Records shown

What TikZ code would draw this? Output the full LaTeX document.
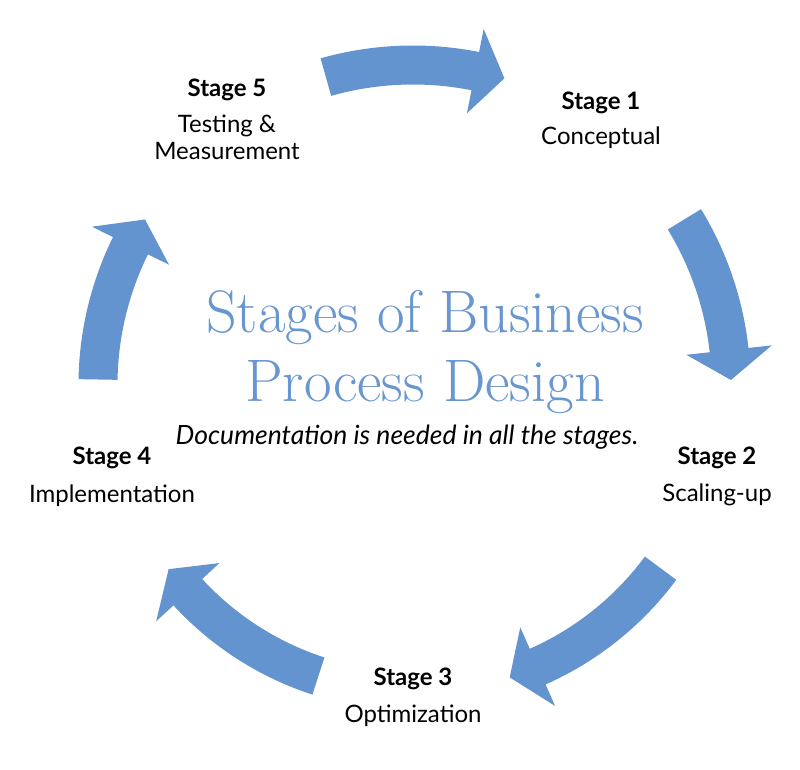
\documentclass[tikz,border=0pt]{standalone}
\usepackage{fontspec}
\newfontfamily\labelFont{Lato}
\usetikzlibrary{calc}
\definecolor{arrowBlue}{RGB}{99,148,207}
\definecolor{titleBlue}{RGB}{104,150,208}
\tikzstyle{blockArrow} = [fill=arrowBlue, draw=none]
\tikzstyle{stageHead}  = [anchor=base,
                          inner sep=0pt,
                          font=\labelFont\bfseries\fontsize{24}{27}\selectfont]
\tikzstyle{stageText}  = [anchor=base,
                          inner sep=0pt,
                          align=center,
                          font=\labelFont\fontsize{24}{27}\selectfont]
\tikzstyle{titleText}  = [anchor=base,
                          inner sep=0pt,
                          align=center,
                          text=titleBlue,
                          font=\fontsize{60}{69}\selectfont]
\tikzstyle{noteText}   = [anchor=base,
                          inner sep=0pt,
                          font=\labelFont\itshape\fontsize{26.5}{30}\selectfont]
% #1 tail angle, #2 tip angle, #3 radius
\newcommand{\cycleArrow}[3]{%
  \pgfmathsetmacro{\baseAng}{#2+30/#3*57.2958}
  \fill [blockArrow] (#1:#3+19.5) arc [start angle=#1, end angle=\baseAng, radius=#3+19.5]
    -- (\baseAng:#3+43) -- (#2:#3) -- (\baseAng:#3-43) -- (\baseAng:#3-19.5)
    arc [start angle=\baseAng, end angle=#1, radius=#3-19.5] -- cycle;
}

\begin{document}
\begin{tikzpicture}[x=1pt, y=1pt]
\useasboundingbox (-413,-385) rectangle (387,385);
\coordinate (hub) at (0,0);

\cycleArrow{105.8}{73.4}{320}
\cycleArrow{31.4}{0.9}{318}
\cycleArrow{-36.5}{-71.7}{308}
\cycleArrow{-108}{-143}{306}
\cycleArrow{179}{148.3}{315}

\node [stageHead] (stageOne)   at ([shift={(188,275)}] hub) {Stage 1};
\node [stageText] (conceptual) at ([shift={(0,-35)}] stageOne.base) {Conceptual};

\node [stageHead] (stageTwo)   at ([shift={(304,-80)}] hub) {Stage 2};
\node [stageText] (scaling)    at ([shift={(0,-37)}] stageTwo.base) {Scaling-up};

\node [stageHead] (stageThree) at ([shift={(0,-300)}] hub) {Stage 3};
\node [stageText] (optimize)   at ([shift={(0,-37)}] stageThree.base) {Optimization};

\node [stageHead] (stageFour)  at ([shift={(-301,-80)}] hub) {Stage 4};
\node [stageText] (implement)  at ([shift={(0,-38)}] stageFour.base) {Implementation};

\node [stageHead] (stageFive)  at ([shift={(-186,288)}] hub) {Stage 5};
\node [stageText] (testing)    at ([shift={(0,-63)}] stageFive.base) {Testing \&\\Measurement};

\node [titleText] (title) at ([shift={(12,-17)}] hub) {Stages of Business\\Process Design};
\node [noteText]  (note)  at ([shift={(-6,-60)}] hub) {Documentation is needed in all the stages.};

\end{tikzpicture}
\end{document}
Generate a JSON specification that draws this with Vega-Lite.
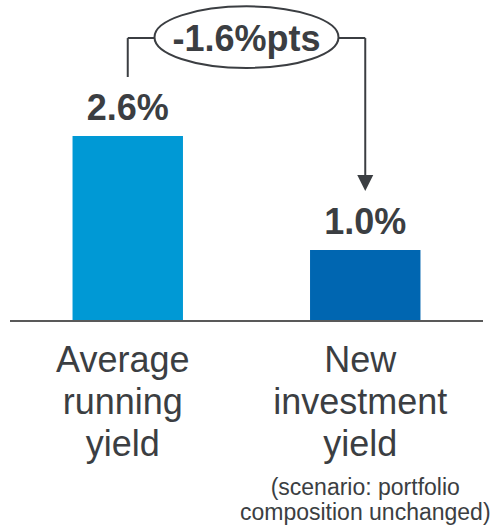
--
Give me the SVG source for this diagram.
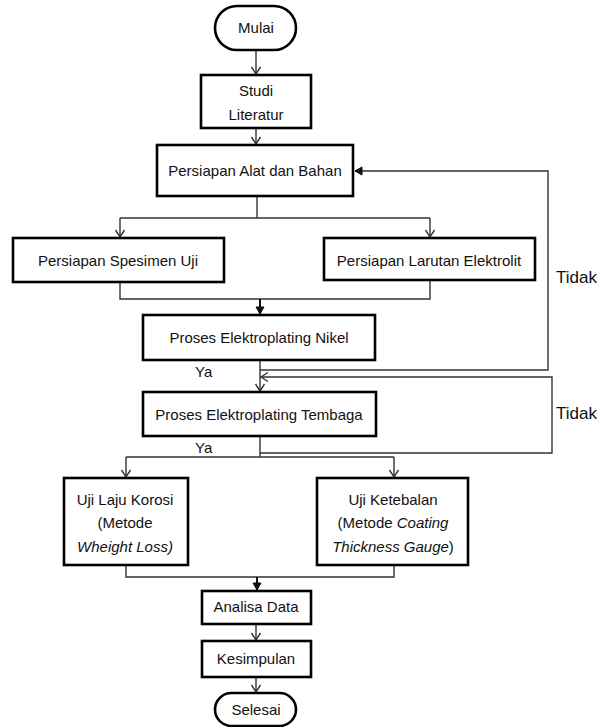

Stated goal
Copy out all lines where the word "this" appears.

Finished answer
What TikZ code would draw this? Output the full LaTeX document.
Generate a JSON specification that draws this with Vega-Lite.
Give me the SVG source for this diagram.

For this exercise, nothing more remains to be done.